Food, Conservation, and Energy Act of 2008, also known as the Farm Bill, which made an historic commitment to American biofuels--which are keeping gas prices 15 percent lower than they otherwise would be due to fuel blending--and increased Commodity Futures Trading Commission oversight authority to detect and prevent manipulation of energy prices.
Energy Improvement and Extension Act of 2008, which extended and expanded tax incentives for renewable electricity, energy and fuel from America's heartland, as well as for plug-in hybrid cars, and energy efficient homes, buildings, and appliances. This legislation is critical to creating and preserving more than 500,000 good-paying clean energy American jobs in the wind and solar industries alone.
Green the Capitol--Under the leadership of newly-elected Speaker NANCY PELOSI in 2007, the House started this program to make its operations a model of sustainability. The House set aggressive targets, including reducing energy use by 50 percent over 10 years. Since the program's inception, the House has reduced its carbon footprint by 73 percent, it purchases wind energy to meet all electricity needs and burns only natural gas at the Capitol Power Plant, with total energy consumption down by 23 percent and water consumption down 32 percent. The project has already saved taxpayers at least $3.3 million a year.
In the 111th Congress, the House passed, and I supported, the following major bills:
American Clean Energy and Security Act of 2009, historic legislation that launches a new clean energy economy--to create 1.7 million American jobs (with the Recovery Act); helps reduce our dangerous dependence on foreign oil by 5 million barrels per day; keeps energy costs low for Americans; protects consumers from price increases with lower income families seeing no cost and with no increase to the deficit. The legislation requires a reduction in the carbon pollution causing climate change from major U.S. sources of 17 percent by 2020 and 80 percent by 2050, compared to 2005 levels.
American Recovery and Reinvestment Act of 2009, which made historic investments of $90 billion in tax cuts and investments in clean energy. These investments leveraged another $100 billion in private investments in energy efficiency, renewable generation, research, and other areas and helped speed the transformation to a clean energy future. The included tax incentives spurred energy savings and created clean energy jobs, as will lead to breakthroughs in clean energy research. The Recovery Act also included incentives to produce new electric cars, develop advanced battery technology, and modernize the electricity grid to make it more efficient and reliable. It is estimated that this legislation created more than 2,700,000 jobs, nearly doubled renewable electricity over four years, and saved consumers up to $98 a year in energy costs.

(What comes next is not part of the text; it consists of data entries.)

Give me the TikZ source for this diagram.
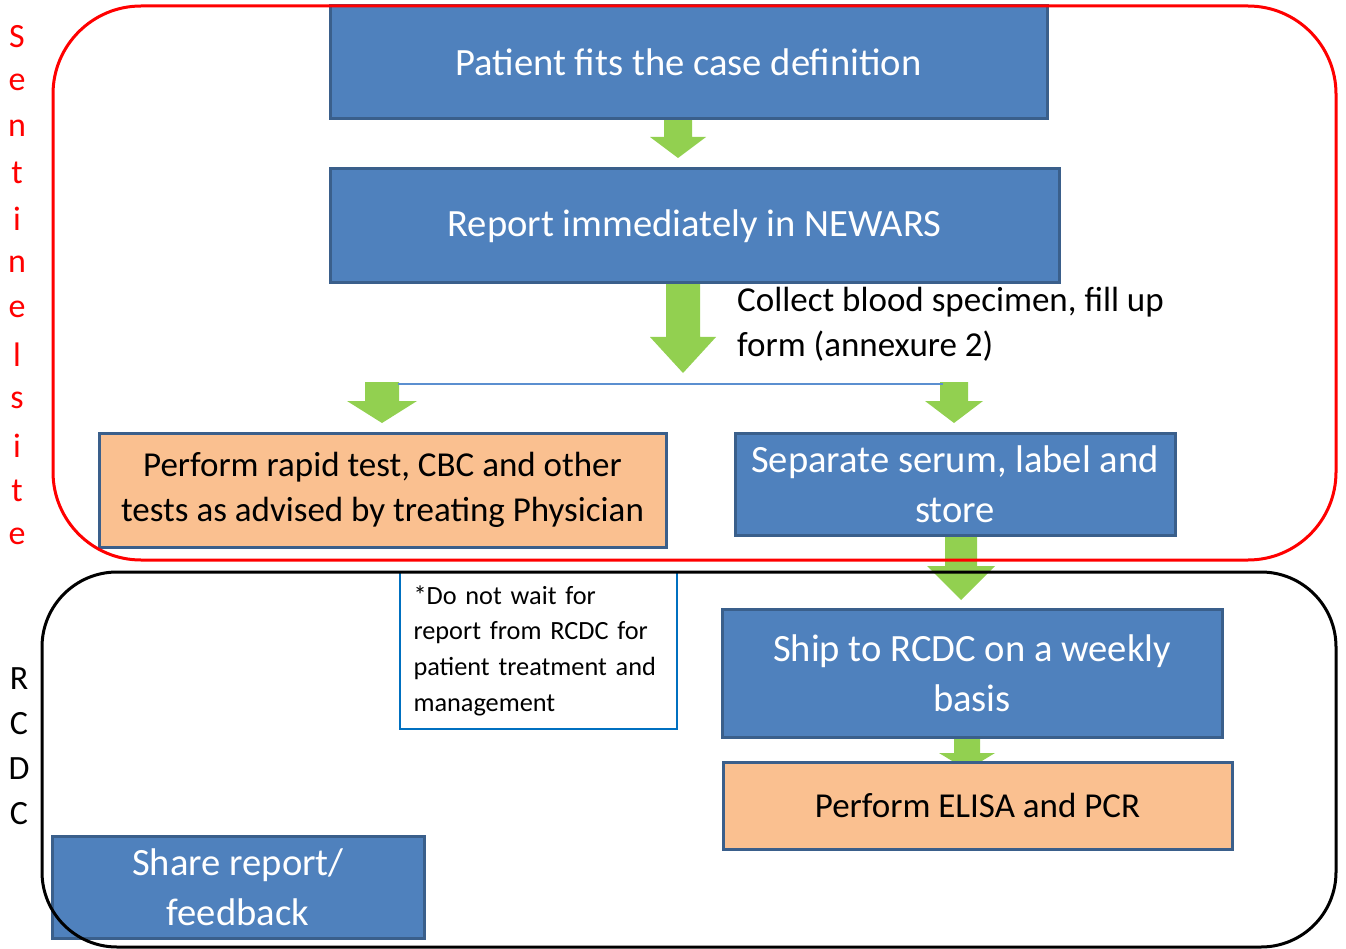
\documentclass[tikz,border=0pt]{standalone}
\usepackage{fontspec}
\setmainfont{Carlito}
\definecolor{boxblue}{HTML}{4F81BD}
\definecolor{boxedge}{HTML}{3A5F8B}
\definecolor{boxorange}{HTML}{FAC090}
\definecolor{arrowgreen}{HTML}{92D050}
\definecolor{notecol}{HTML}{0070C0}
\definecolor{linkblue}{HTML}{5B8FD0}
\newcommand\greenarrow[6]{\fill[arrowgreen] (#1-#5,#2) -- (#1+#5,#2) -- (#1+#5,#3) -- (#1+#6,#3) -- (#1,#4) -- (#1-#6,#3) -- (#1-#5,#3) -- cycle;}
\begin{document}
\begin{tikzpicture}[x=1pt,y=-1pt,
  bluebox/.style={draw=boxedge,fill=boxblue,line width=3pt,text=white,align=center,inner sep=0pt},
  orangebox/.style={draw=boxedge,fill=boxorange,line width=3pt,text=black,align=center,inner sep=0pt},
  big/.style={font=\fontsize{35}{45}\selectfont},
  bigger/.style={font=\fontsize{38.6}{50}\selectfont},
  lettr/.style={font=\fontsize{34}{40}\selectfont,inner sep=0pt}]
\useasboundingbox (0,0) rectangle (1346,949);

% block arrows
\greenarrow{678}{118}{137}{158}{14}{28}
\greenarrow{683}{283}{337}{373}{17}{33}
\greenarrow{382}{382}{401}{423}{17}{35}
\greenarrow{954}{382}{401}{423}{14}{29}
\greenarrow{961}{535}{566}{600}{16}{34}
\greenarrow{967}{737}{753}{770}{13}{28}
\coordinate (lA) at (398,384);
\coordinate (lB) at (943,384);
\draw[linkblue,line width=1.5pt] (lA) -- (lB);

% boxes
\node[bluebox,bigger,minimum width=717,minimum height=113] (fit) at (688.5,62.5) {Patient fits the case definition};
\node[bluebox,bigger,minimum width=729,minimum height=114] (rep) at (694.5,226) {Report immediately in NEWARS};
\node[big,anchor=west,align=left,inner sep=0pt] (col) at (737,324) {Collect blood specimen, fill up\\form (annexure 2)};
\node[orangebox,big,minimum width=567,minimum height=114] (rap) at (382.5,490) {Perform rapid test, CBC and other\\tests as advised by treating Physician};
\node[bluebox,bigger,minimum width=440,minimum height=102] (sep) at (955,484) {Separate serum, label and\\store};
\node[bluebox,bigger,minimum width=500,minimum height=128] (ship) at (972,673) {Ship to RCDC on a weekly\\basis};
\node[orangebox,big,minimum width=509,minimum height=87] (eli) at (977.5,805.5) {Perform ELISA and PCR};
\node[bluebox,bigger,minimum width=372,minimum height=102] (share) at (238,887) {Share report/\\feedback};
\node[draw=notecol,line width=1.5pt,minimum width=277,minimum height=157,text width=250,align=left,inner sep=0pt,font=\fontsize{26.3}{35.7}\selectfont] (note) at (538.5,650.5) {*Do not wait for\\report from RCDC for\\patient treatment and\\management};

% regions
\draw[red,line width=3pt,rounded corners=88] (53,6) rectangle (1336,560);
\draw[black,line width=3pt,rounded corners=75] (42,572) rectangle (1336,947);

% side labels
\foreach \c [count=\i from 0] in {S,e,n,t,i,n,e,l,s,i,t,e}
  \node[lettr,text=red] (s\i) at (17,37+45.4*\i) {\c};
\foreach \c [count=\i from 0] in {R,C,D,C}
  \node[lettr] (r\i) at (19,679+45*\i) {\c};
\end{tikzpicture}
\end{document}
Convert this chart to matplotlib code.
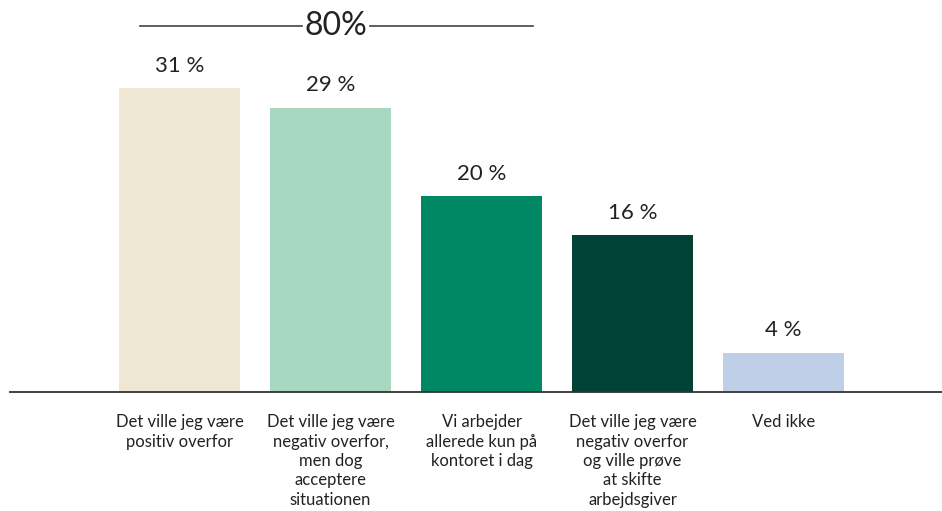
import matplotlib
matplotlib.use("Agg")
import matplotlib.pyplot as plt

categories = [
    "Det ville jeg være\npositiv overfor",
    "Det ville jeg være\nnegativ overfor,\nmen dog\nacceptere\nsituationen",
    "Vi arbejder\nallerede kun på\nkontoret i dag",
    "Det ville jeg være\nnegativ overfor\nog ville prøve\nat skifte\narbejdsgiver",
    "Ved ikke",
]
values = [31, 29, 20, 16, 4]
value_labels = ["31 %", "29 %", "20 %", "16 %", "4 %"]
colors = ["#EEE7D4", "#A8D8C0", "#008763", "#004236", "#BFCFE8"]
bracket_label = "80%"
bracket_span = (0, 2)  # bars included in the bracket

plt.rcParams['font.family'] = ['Lato', 'DejaVu Sans']
txt = "#222222"

fig = plt.figure(figsize=(9.42, 5.11), dpi=100)
ax = fig.add_axes([0, 1 - 392/511, 1, 392/511])
x = list(range(len(values)))
ax.bar(x, values, width=0.80, color=colors)
xmin = -179.5/151
ax.set_xlim(xmin, xmin + 942/151)
ax.set_ylim(0, 40)
for s in ["top", "right", "left"]:
    ax.spines[s].set_visible(False)
ax.spines["bottom"].set_color("#333333")
ax.spines["bottom"].set_linewidth(1.3)
ax.spines["bottom"].set_bounds(xmin + 10/151, xmin + 942/151)
ax.set_yticks([])
ax.set_xticks(x)
ax.set_xticklabels(categories, fontsize=12, color=txt, linespacing=1.26, va="top")
ax.tick_params(axis="x", length=0, pad=16)

for xi, v, lab in zip(x, values, value_labels):
    ax.annotate(lab, (xi, v), xytext=(0, 9), textcoords="offset points",
                ha="center", va="bottom", fontsize=16, color=txt)

# bracket
y_b = (392 - 26) / 9.8
x0 = bracket_span[0] - 0.262
x1 = bracket_span[1] + 0.341
xm = 1.036
gap = 0.225
ax.plot([x0, xm - gap], [y_b, y_b], color="#444444", lw=1.2, clip_on=False)
ax.plot([xm + gap, x1], [y_b, y_b], color="#444444", lw=1.2, clip_on=False)
ax.text(xm, y_b, bracket_label, ha="center", va="center", fontsize=23, color=txt)

fig.savefig("out.png", dpi=100)
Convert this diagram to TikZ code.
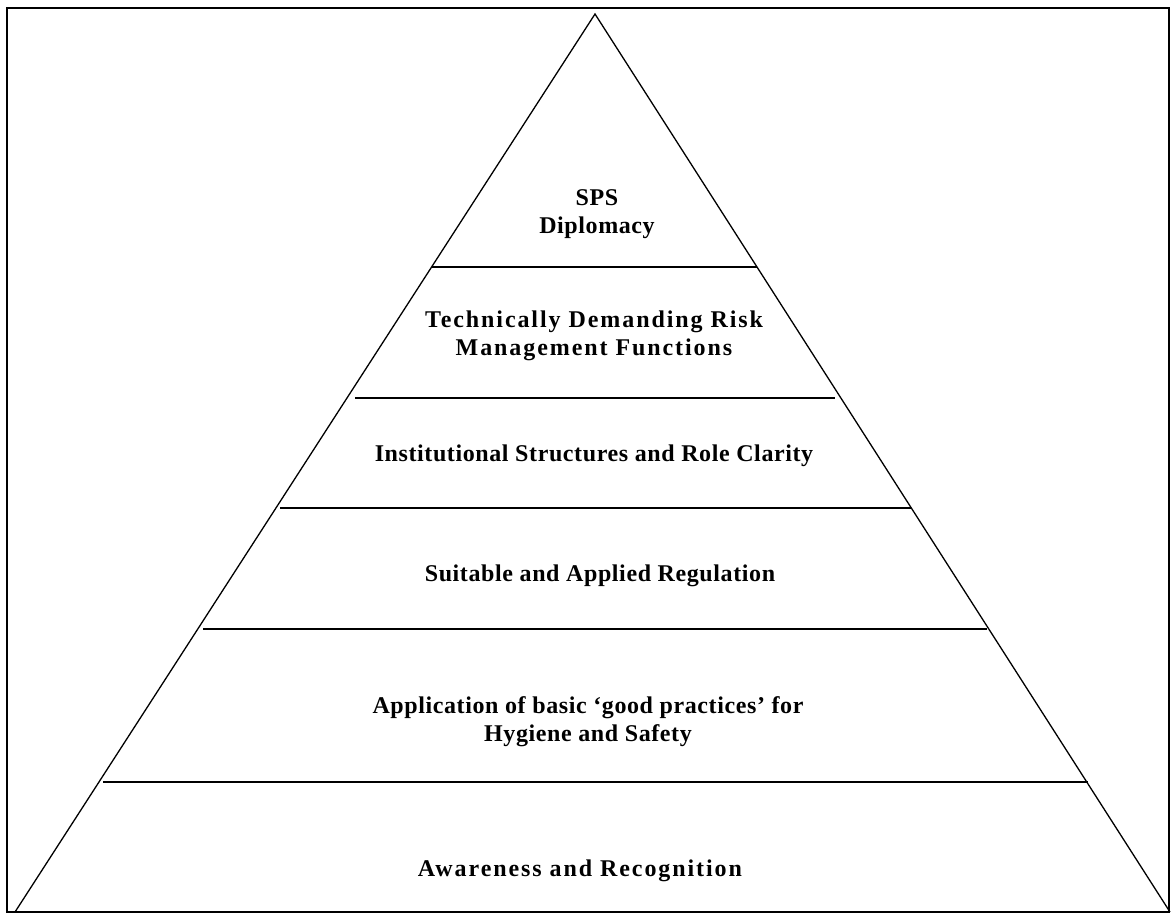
\documentclass[tikz,border=0pt]{standalone}
\usepackage{fontspec}
\setmainfont{Liberation Serif}
\newfontfamily\tierfont[LetterSpace=2.5]{Liberation Serif}
\newfontfamily\widetierfont[LetterSpace=8]{Liberation Serif}
\begin{document}
\begin{tikzpicture}[x=0.5pt,y=-0.5pt,
		tier/.style={font=\tierfont\bfseries\fontsize{12}{14}\selectfont, align=center, inner sep=0pt},
		widetier/.style={tier, font=\widetierfont\bfseries\fontsize{12}{14}\selectfont},
		rule/.style={line width=0.65pt}]
\useasboundingbox (0,0) rectangle (1171,917);
\draw[line width=1pt] (7,8) rectangle (1169,912);

\coordinate (apex) at (595,14);
\coordinate (bl) at (15,912);
\coordinate (br) at (1170,912);
\draw[rule] (bl) -- (apex) -- (br);

\draw[rule] (432,267) -- (757,267);
\draw[rule] (355,398) -- (835,398);
\draw[rule] (280,508) -- (911,508);
\draw[rule] (203,629) -- (987,629);
\draw[rule] (103,782) -- (1088,782);

\node[tier] (sps) at (597,214) {SPS\\Diplomacy};
\node[widetier] (tech) at (594,336) {Technically Demanding Risk\\Management Functions};
\node[tier] (inst) at (594,456) {Institutional Structures and Role Clarity};
\node[tier] (reg) at (600,576) {Suitable and Applied Regulation};
\node[tier] (good) at (588,722) {Application of basic ‘good practices’ for\\Hygiene and Safety};
\node[widetier] (aware) at (580,871) {Awareness and Recognition};
\end{tikzpicture}
\end{document}
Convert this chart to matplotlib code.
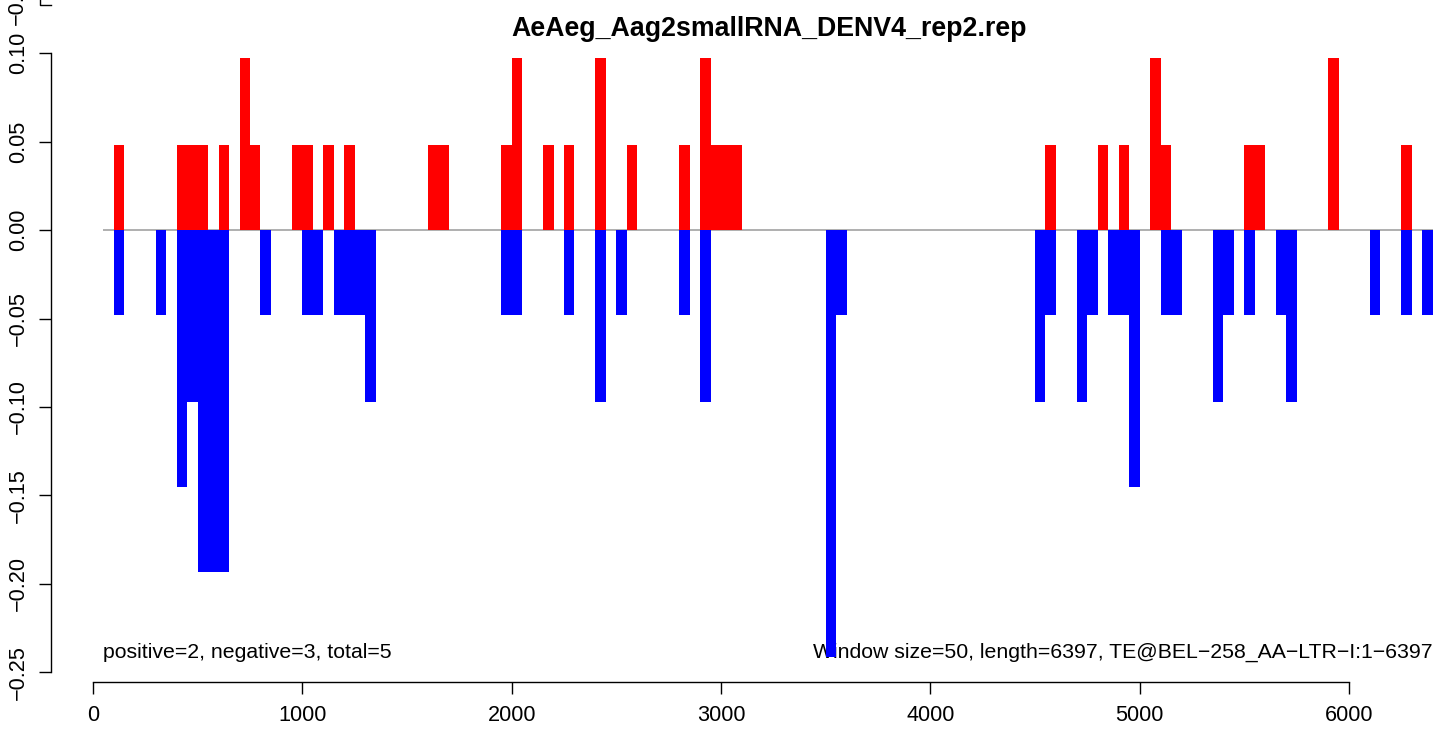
import matplotlib
matplotlib.use("Agg")
import matplotlib.pyplot as plt
from matplotlib.lines import Line2D

plt.rcParams['font.family'] = ['Liberation Sans', 'DejaVu Sans']

title = "AeAeg_Aag2smallRNA_DENV4_rep2.rep"
window = 50
seq_len = 6397
te_name = "TE@BEL\u2212258_AA\u2212LTR\u2212I:1\u22126397"

# window start positions and normalised counts (sense strand)
pos_start = [100, 400, 450, 500, 600, 700, 750, 950, 1000, 1100, 1200,
             1600, 1650, 1950, 2000, 2150, 2250, 2400, 2550, 2800, 2900,
             2950, 3000, 3050, 4550, 4800, 4900, 5050, 5100, 5500, 5550,
             5900, 6250]
pos_vals = [0.048, 0.048, 0.048, 0.048, 0.048, 0.097, 0.048, 0.048, 0.048,
            0.048, 0.048, 0.048, 0.048, 0.048, 0.097, 0.048, 0.048, 0.097,
            0.048, 0.048, 0.097, 0.048, 0.048, 0.048, 0.048, 0.048, 0.048,
            0.097, 0.048, 0.048, 0.048, 0.097, 0.048]

# antisense strand
neg_start = [100, 300, 400, 450, 500, 550, 600, 800, 1000, 1050, 1150, 1200,
             1250, 1300, 1950, 2000, 2250, 2400, 2500, 2800, 2900, 3500, 3550,
             4500, 4550, 4700, 4750, 4850, 4900, 4950, 5100, 5150, 5350, 5400,
             5500, 5650, 5700, 6100, 6250, 6350]
neg_vals = [-0.048, -0.048, -0.145, -0.097, -0.193, -0.193, -0.193, -0.048,
            -0.048, -0.048, -0.048, -0.048, -0.048, -0.097, -0.048, -0.048,
            -0.048, -0.097, -0.048, -0.048, -0.097, -0.241, -0.048, -0.097,
            -0.048, -0.097, -0.048, -0.048, -0.048, -0.145, -0.048, -0.048,
            -0.097, -0.048, -0.048, -0.048, -0.097, -0.048, -0.048, -0.048]

n_pos, n_neg = 2, 3

W, H = 1441, 729
fig = plt.figure(figsize=(W / 100, H / 100), dpi=100)
ax = fig.add_axes([51 / W, 47 / H, 1396 / W, 647 / H])

ax.hlines(0, 50, 6400, color='#A9A9A9', lw=1.3, zorder=1)
ax.bar(pos_start, pos_vals, width=window, align='edge', color='#FF0000', lw=0, zorder=3)
ax.bar(neg_start, neg_vals, width=window, align='edge', color='#0000FF', lw=0, zorder=3)

ax.set_xlim(-200.6, 6468)
ax.set_ylim(-0.2554, 0.1102)

for s in ['top', 'right']:
    ax.spines[s].set_visible(False)
ax.spines['left'].set_bounds(-0.25, 0.10)
ax.spines['bottom'].set_bounds(0, 6000)
ax.spines['left'].set_linewidth(1.0)
ax.spines['bottom'].set_linewidth(1.0)

ax.set_xticks(range(0, 6001, 1000))
ax.set_yticks([-0.25, -0.20, -0.15, -0.10, -0.05, 0.00, 0.05, 0.10])
ax.set_yticklabels([("%.2f" % v).replace('-', '\u2212') for v in ax.get_yticks()])
ax.tick_params(axis='both', labelsize=15.6, length=8.3, width=1.0, color='black')
ax.tick_params(axis='x', pad=8.6)
ax.tick_params(axis='y', pad=7.5)
plt.setp(ax.get_yticklabels(), rotation=90, va='center')

# annotations at the bottom of the plot
txt_y = -0.2418
ax.text(50, txt_y, "positive=%d, negative=%d, total=%d" % (n_pos, n_neg, n_pos + n_neg),
        ha='left', va='baseline', fontsize=15.3, zorder=2)
ax.text(seq_len, txt_y, "Window size=%d, length=%d, %s" % (window, seq_len, te_name),
        ha='right', va='baseline', fontsize=15.3, zorder=2)

fig.text(769 / W, 1 - 36 / H, title, ha='center', va='baseline',
         fontsize=19.3, fontweight='bold')

# leftover axis of the panel above (cut by the page edge)
fig.text(27.6 / W, 1 + 2 / H, "\u22120.25", rotation=90, ha='right', va='center', fontsize=15.6)
fig.add_artist(Line2D([40 / W, 40 / W, 51 / W], [1, 1 - 5 / H, 1 - 5 / H],
                      transform=fig.transFigure, color='black', lw=1.0))

fig.savefig('out.png', dpi=100)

Today, it is no less urgent that we take great pains to keep environmental issues from receding into the background. Four out of five Americans live in areas hit by recent weather disasters, and emerging scientific data suggests that such disasters will continue occurring at higher and higher frequencies if we do not take steps to address our changing climate.
My home state of California has made great strides in developing a ``green economy'' and investing in renewable sources of energy. In 2011, California added more wind power than any other state. The state's wind industry now employs 4,000 5,000 people and is responsible for 3 percent of the California's electricity. Additionally, the solar energy industry in California alone is comprised of over 3,500 solar companies, which employ more than 25,000 people. These industries should be recognized for their contributions to job creation as well as their growing success in securing our energy independence.
Partisan politics threatens to turn back this progress, particularly through the recently proposed Republican budget plans. These plans protect billions of dollars in tax breaks for big oil companies while slashing investments in clean solar and wind energy. We cannot afford to lavish subsidies on oil companies earning record profits, furthering our dependence on increasingly expensive, dirty and dangerous fossil fuel sources.
Since Senator Nelson sparked a widespread interest in our environment four decades ago, environmental legislation has enjoyed support from both sides of the aisle. I am committed to working with my colleagues in Congress and the Obama Administration to continue the bipartisan tradition of environmental protection.
Mr. Speaker, as we celebrate Earth Day this year, let it serve as a timely reminder of the immense opportunities the planet holds, both in terms of current economic growth and future prosperity. It is my hope that we may recapture the energy and enthusiasm behind Senator Nelson's original celebration in order to restore environmental stewardship as a core American value.